Moving forward, the Report identifies five “Significant Focus Areas”. These include:
➢ Private Funds
According to the SEC, over 35% of all RIAs manage private funds, which include hedge funds, private equity funds, and real estate funds. The amount of assets in these funds today totals approximately $18 trillion, a number which has increased nearly 70% over the last five years. As a result of this trend, the Division is increasing its focus on issues that often arise related to RIAs and private funds, including those involving an adviser’s fiduciary duty (more on this later), risk assessment and disclosure requirements, proper assessment of fees and expenses, conflicts of interest, issues of valuation, and the implementation of proper compliance programs and protocols. The Division also plans to spend more time and attention on analyzing the portfolio strategies, risk management, and investment recommendations and allocations of private fund advisers, including investments in Special Purpose Acquisition Companies (SPACs).
➢ Environmental, Social and Governance (ESG) Investing
The popularity of investments that employ strategies surrounding ESG has risen dramatically in the last few years, and the SEC has taken notice. This increasing demand brings with it the temptation for portfolio managers to mislead or exaggerate the ESG factors incorporated into their portfolio selection (often called “greenwashing”). As a result, the Division has indicated they will be giving particular attention to ensuring that RIAs and registered funds are providing accurate disclosures regarding their ESG investment approaches, including statements made about ESG strategies in firm advertising and marketing.
➢ Regulation Best Interest, Fiduciary Duty, and Form CRS
Unsurprisingly, the SEC is continuing to place emphasis on ensuring firms’ compliance with Regulation Best Interest, a 2019 SEC regulation requiring broker-dealers and RIAs to act in their customers’ (you guessed it) best interest. In particular, the Division wants to ensure that firms are adequately considering reasonable alternative investments, managing conflicts of interest, and making proper disclosures to investors in their Forms ADV and CRS. Examiners will also review whether firms are recommending suitable investments for customers, in particular related to SPACs, REITs, and private placements. The Division has indicated that dually registered RIAs and broker-dealers will be under particular scrutiny, with focus on the sale of high fee products and incentive/compensation structures that inappropriately influence investment recommendations.
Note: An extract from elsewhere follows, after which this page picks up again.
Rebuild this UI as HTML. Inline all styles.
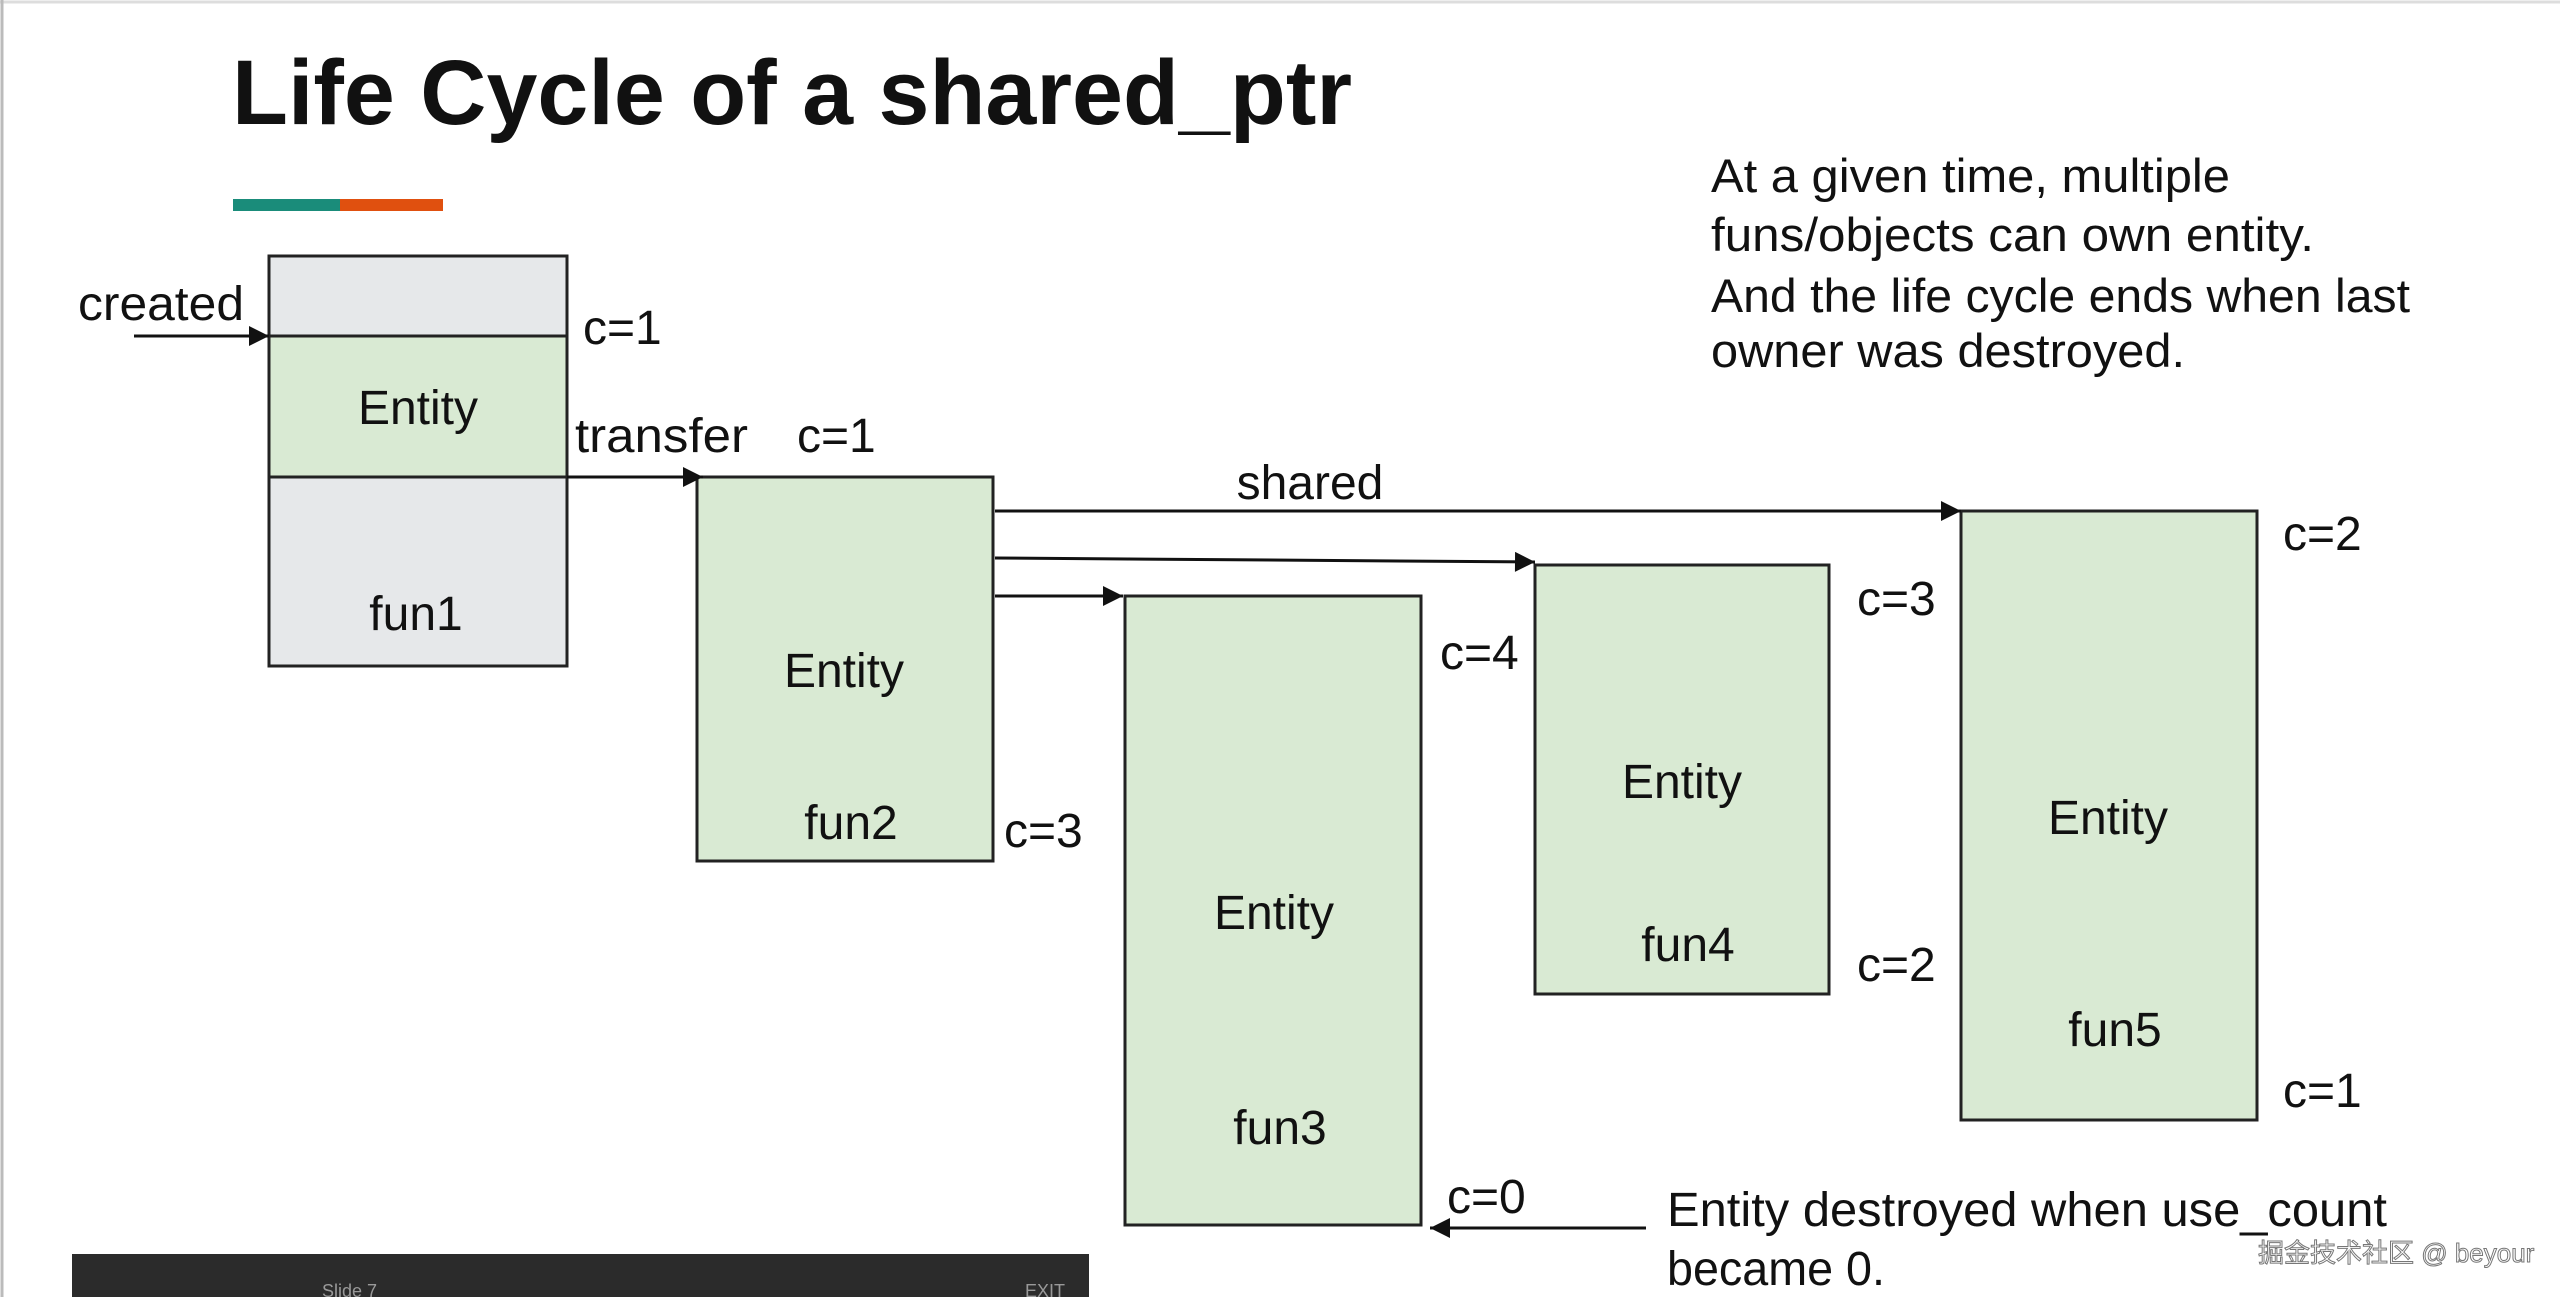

➢ Information Security and Operational Resiliency
The SEC has identified information security as a priority in the Division’s annual report each year since 2019, so it is of no surprise it makes a return in the 2022 Report. Specifically, the Division will focus on ensuring firms have implemented appropriate policies and procedures to safeguard customer accounts, oversee vendors, address malicious email and ransomware activities, identify identity theft, and manage operational risk. Continuing the trend for 2021, the Division will again be reviewing firms’ business continuity and disaster recovery plans with a specific focus on the ability of firms to anticipate, prepare for, respond to and adapt to sudden disruptions and incremental changes stemming from “climate-relation situations.”
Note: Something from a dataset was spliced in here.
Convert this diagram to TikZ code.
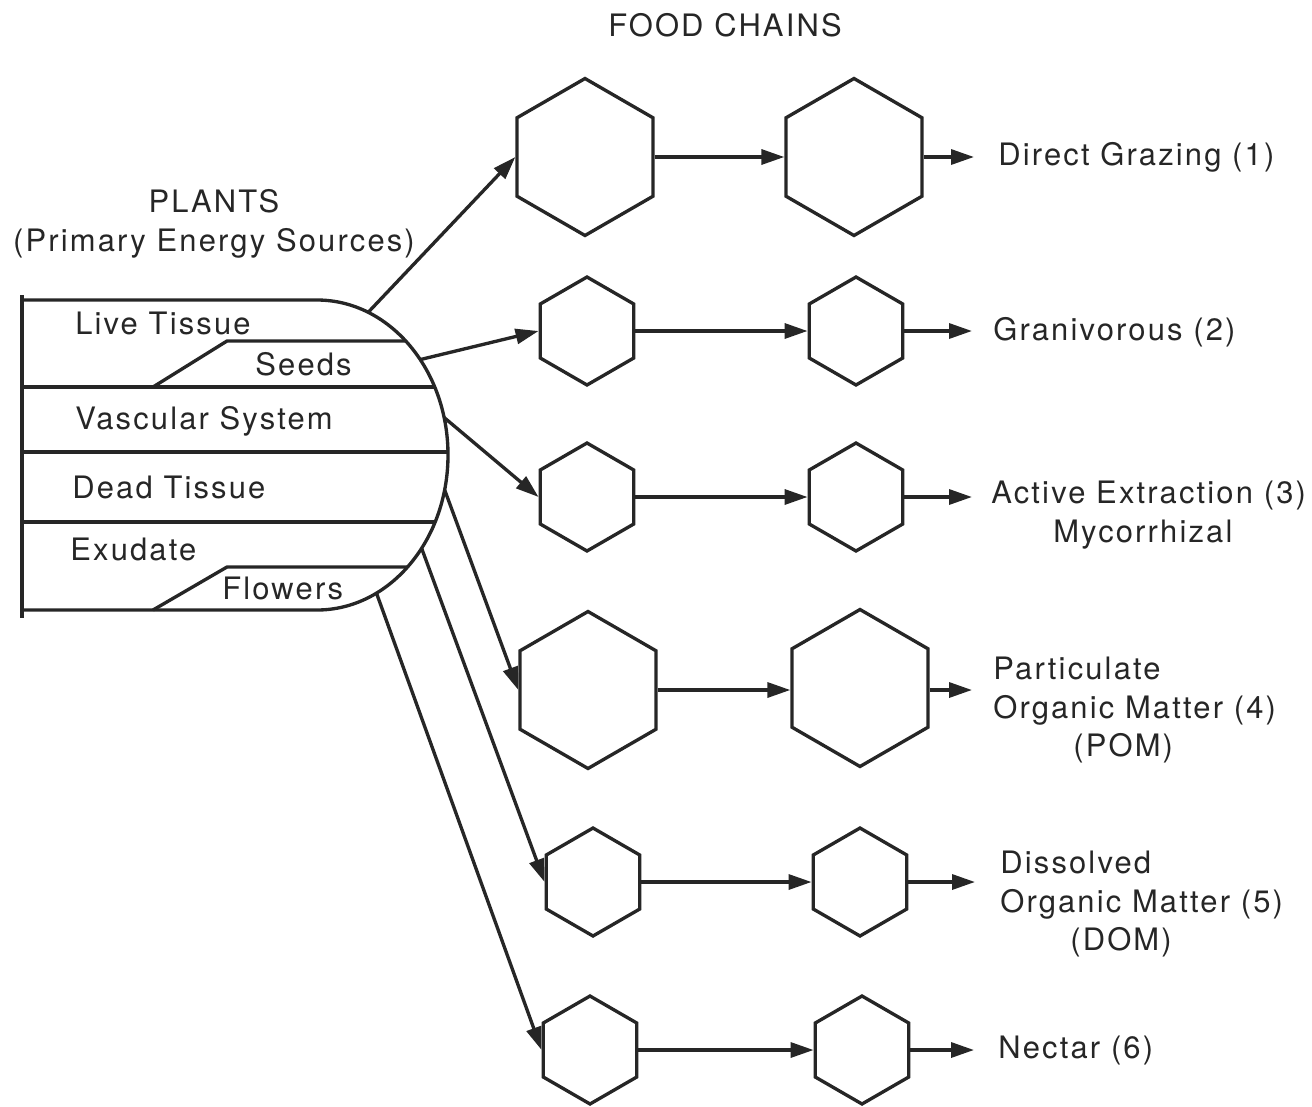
\documentclass[tikz,border=0pt]{standalone}
\usepackage{fontspec}
\setmainfont{TeX Gyre Heros}[LetterSpace=7]
\usetikzlibrary{arrows.meta,shapes.geometric}
\definecolor{FcInk}{HTML}{262626}
\tikzset{
  fcline/.style={draw=FcInk,line width=1.9pt},
  fchex/.style={
    regular polygon,
    regular polygon sides=6,
    shape border rotate=30,
    fcline,
    inner sep=0pt
  },
  fcbig/.style={fchex,minimum size=3.14cm},
  fcsmall/.style={fchex,minimum size=2.16cm},
  fcarrow/.style={-{Triangle[length=4.6mm,width=3mm]},fcline},
  fcpart/.style={anchor=base west,inner sep=0pt,text=FcInk},
  fclabel/.style={anchor=west,inner sep=0pt,align=left,text=FcInk}
}
\begin{document}
\begin{tikzpicture}[x=0.02cm,y=-0.02cm,font=\fontsize{17.6}{22}\selectfont]
    \useasboundingbox (0,0) rectangle (1312,1106);
    \node[text=FcInk] (title) at (725,25) {FOOD CHAINS};
    \node[text=FcInk,align=center] (plants) at (214,224) {PLANTS\\(Primary Energy Sources)};

    % the plant
    \coordinate (pc) at (317,455);
    \draw[fcline] (22,295) -- (22,618);
    \draw[fcline] (22,300) -- (317,300) arc[start angle=-90,end angle=90,x radius=131,y radius=155] -- (22,610);
    \draw[fcline] (22,387) -- (435,387);
    \draw[fcline] (22,452) -- (448,452);
    \draw[fcline] (22,522) -- (435,522);
    \draw[fcline] (153,387) -- (227,341) -- (406,341);
    \draw[fcline] (153,610) -- (227,567) -- (407,567);
    \node[fcpart] (live) at (75,334) {Live Tissue};
    \node[fcpart] (seeds) at (255,375) {Seeds};
    \node[fcpart] (vasc) at (75,429) {Vascular System};
    \node[fcpart] (dead) at (72,498) {Dead Tissue};
    \node[fcpart] (exud) at (70,560) {Exudate};
    \node[fcpart] (flow) at (222,599) {Flowers};
    \coordinate (from1) at ([shift={(-67:131 and 155)}]pc);
    \coordinate (from2) at ([shift={(-38:131 and 155)}]pc);
    \coordinate (from3) at ([shift={(-14:131 and 155)}]pc);
    \coordinate (from4) at ([shift={(13:131 and 155)}]pc);
    \coordinate (from5) at ([shift={(37:131 and 155)}]pc);
    \coordinate (from6) at ([shift={(63:131 and 155)}]pc);

    % food chains
    \node[fcbig] (h1a) at (585,157) {};
    \node[fcbig] (h1b) at (854,157) {};
    \node[fcsmall] (h2a) at (587,331) {};
    \node[fcsmall] (h2b) at (856,331) {};
    \node[fcsmall] (h3a) at (587,497) {};
    \node[fcsmall] (h3b) at (856,497) {};
    \node[fcbig] (h4a) at (588,690) {};
    \node[fcbig] (h4b) at (860,688) {};
    \node[fcsmall] (h5a) at (593,882) {};
    \node[fcsmall] (h5b) at (860,882) {};
    \node[fcsmall] (h6a) at (590,1050) {};
    \node[fcsmall] (h6b) at (862,1050) {};

    \node[fclabel] (l1) at (998,157) {Direct Grazing (1)};
    \node[fclabel] (l2) at (993,332) {Granivorous (2)};
    \node[fclabel] (l3) at (991,515) {Active Extraction (3)\\\hspace*{1.24cm}Mycorrhizal};
    \node[fclabel] (l4) at (993,710) {Particulate\\Organic Matter (4)\\\hspace*{1.6cm}(POM)};
    \node[fclabel] (l5) at (1000,904) {Dissolved\\Organic Matter (5)\\\hspace*{1.4cm}(DOM)};
    \node[fclabel] (l6) at (998,1050) {Nectar (6)};

    \draw[fcarrow] (from1) -- (h1a.west);
    \draw[fcarrow] (from2) -- (h2a.west);
    \draw[fcarrow] (from3) -- (h3a.west);
    \draw[fcarrow] (from4) -- (h4a.west);
    \draw[fcarrow] (from5) -- (h5a.west);
    \draw[fcarrow] (from6) -- (h6a.west);
    \draw[fcarrow] (h1a.east) -- (h1b.west);
    \draw[fcarrow] (h2a.east) -- (h2b.west);
    \draw[fcarrow] (h3a.east) -- (h3b.west);
    \draw[fcarrow] (h4a.east) -- (h4a.east -| h4b.west);
    \draw[fcarrow] (h5a.east) -- (h5b.west);
    \draw[fcarrow] (h6a.east) -- (h6b.west);
    \draw[fcarrow,shorten >=0.48cm] (h1b.east) -- (h1b.east -| l1.west);
    \draw[fcarrow,shorten >=0.42cm] (h2b.east) -- (h2b.east -| l2.west);
    \draw[fcarrow,shorten >=0.38cm] (h3b.east) -- (h3b.east -| l3.west);
    \draw[fcarrow,shorten >=0.42cm] (h4a.east -| h4b.east) -- (h4a.east -| l4.west);
    \draw[fcarrow,shorten >=0.5cm] (h5b.east) -- (h5b.east -| l5.west);
    \draw[fcarrow,shorten >=0.48cm] (h6b.east) -- (h6b.east -| l6.west);
\end{tikzpicture}
\end{document}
➢ Emerging Technologies and Crypto-Assets
Digital assets, financial technology and cryptocurrency have been identified as areas of priority in every annual report since 2018, again reinforcing how much attention the SEC is focusing on these evolving fields. The Division is interested in how firms are developing new financial technologies and how these new technologies fit into their regulatory compliance programs. Other topics of interest to the Division include the accuracy of disclosures and suitability of recommendations to clients related to novel practices, such as the selling of fractional shares, crypto-assets, and the engagement of “Finfluencers” on social media. With the increase in interest of mutual funds and ETFs offering exposure to crypto-assets, the Division will also be conducting examinations to ensure these funds comply with regulatory, liquidity and operational controls around portfolio management and market risk.
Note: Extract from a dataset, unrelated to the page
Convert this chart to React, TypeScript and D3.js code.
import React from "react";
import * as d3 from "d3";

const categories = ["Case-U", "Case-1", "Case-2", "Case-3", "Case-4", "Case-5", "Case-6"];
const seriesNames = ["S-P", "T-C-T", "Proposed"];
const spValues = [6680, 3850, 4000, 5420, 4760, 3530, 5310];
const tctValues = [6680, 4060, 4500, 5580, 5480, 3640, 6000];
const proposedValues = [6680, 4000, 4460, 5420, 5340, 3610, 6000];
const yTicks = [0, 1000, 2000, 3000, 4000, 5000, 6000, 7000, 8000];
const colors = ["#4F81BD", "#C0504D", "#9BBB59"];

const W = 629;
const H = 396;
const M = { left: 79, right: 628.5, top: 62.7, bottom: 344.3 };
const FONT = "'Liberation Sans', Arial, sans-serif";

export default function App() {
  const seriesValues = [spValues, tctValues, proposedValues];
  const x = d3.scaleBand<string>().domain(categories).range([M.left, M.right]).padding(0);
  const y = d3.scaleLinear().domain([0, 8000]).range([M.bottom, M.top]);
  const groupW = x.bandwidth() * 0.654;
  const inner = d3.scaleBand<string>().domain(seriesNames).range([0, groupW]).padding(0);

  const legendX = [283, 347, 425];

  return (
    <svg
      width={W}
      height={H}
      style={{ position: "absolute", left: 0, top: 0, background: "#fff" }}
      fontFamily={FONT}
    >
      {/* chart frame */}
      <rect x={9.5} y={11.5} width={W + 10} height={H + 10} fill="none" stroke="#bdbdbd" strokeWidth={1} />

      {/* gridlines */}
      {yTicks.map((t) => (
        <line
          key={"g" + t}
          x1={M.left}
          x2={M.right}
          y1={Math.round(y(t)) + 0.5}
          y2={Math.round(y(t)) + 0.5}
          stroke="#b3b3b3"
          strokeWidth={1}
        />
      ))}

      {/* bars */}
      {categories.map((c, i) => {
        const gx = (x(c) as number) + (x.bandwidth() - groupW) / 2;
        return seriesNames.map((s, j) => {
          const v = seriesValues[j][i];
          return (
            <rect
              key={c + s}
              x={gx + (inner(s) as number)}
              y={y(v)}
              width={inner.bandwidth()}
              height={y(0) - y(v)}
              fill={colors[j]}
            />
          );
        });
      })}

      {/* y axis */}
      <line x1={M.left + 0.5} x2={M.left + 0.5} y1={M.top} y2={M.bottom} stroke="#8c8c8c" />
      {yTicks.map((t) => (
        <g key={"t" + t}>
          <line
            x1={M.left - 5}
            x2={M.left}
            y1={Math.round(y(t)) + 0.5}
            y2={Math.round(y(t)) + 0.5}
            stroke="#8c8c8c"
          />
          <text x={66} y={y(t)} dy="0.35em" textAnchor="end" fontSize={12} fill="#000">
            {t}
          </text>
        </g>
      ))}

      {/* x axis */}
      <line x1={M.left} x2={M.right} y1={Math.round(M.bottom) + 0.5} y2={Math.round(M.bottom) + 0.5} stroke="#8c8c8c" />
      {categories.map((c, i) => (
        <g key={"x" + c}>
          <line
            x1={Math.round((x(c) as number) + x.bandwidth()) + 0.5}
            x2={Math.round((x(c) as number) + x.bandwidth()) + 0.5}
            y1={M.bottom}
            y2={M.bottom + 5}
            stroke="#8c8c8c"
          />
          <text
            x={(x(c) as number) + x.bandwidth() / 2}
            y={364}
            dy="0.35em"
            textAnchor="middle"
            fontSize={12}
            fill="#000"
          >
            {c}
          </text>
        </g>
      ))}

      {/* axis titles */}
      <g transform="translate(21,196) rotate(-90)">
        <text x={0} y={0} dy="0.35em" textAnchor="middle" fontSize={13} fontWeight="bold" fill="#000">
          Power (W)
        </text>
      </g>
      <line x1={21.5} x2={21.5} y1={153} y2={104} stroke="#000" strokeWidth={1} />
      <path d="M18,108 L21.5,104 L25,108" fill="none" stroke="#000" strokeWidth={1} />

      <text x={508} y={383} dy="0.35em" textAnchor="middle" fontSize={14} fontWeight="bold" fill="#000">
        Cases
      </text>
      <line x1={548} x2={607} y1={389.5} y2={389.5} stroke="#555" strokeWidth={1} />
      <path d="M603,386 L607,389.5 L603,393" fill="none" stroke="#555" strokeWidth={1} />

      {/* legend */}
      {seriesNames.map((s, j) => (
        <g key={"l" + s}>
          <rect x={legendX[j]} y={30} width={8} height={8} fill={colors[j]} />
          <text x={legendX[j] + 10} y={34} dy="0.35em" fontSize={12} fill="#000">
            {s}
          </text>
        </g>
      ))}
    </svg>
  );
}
While some of these priorities, such as information security, fiduciary standards, and emerging technologies are not surprising given their inclusion in previous reports, they are a good reminder that the Division’s examiners will continue to focus on these areas moving forward. New additions to the Report such as ESG and private funds follow strong industry trends that track the increasing popularity of these types of investments and suggest that firms need to devote sufficient resources into ensuring their compliance with regulatory requirements in the future.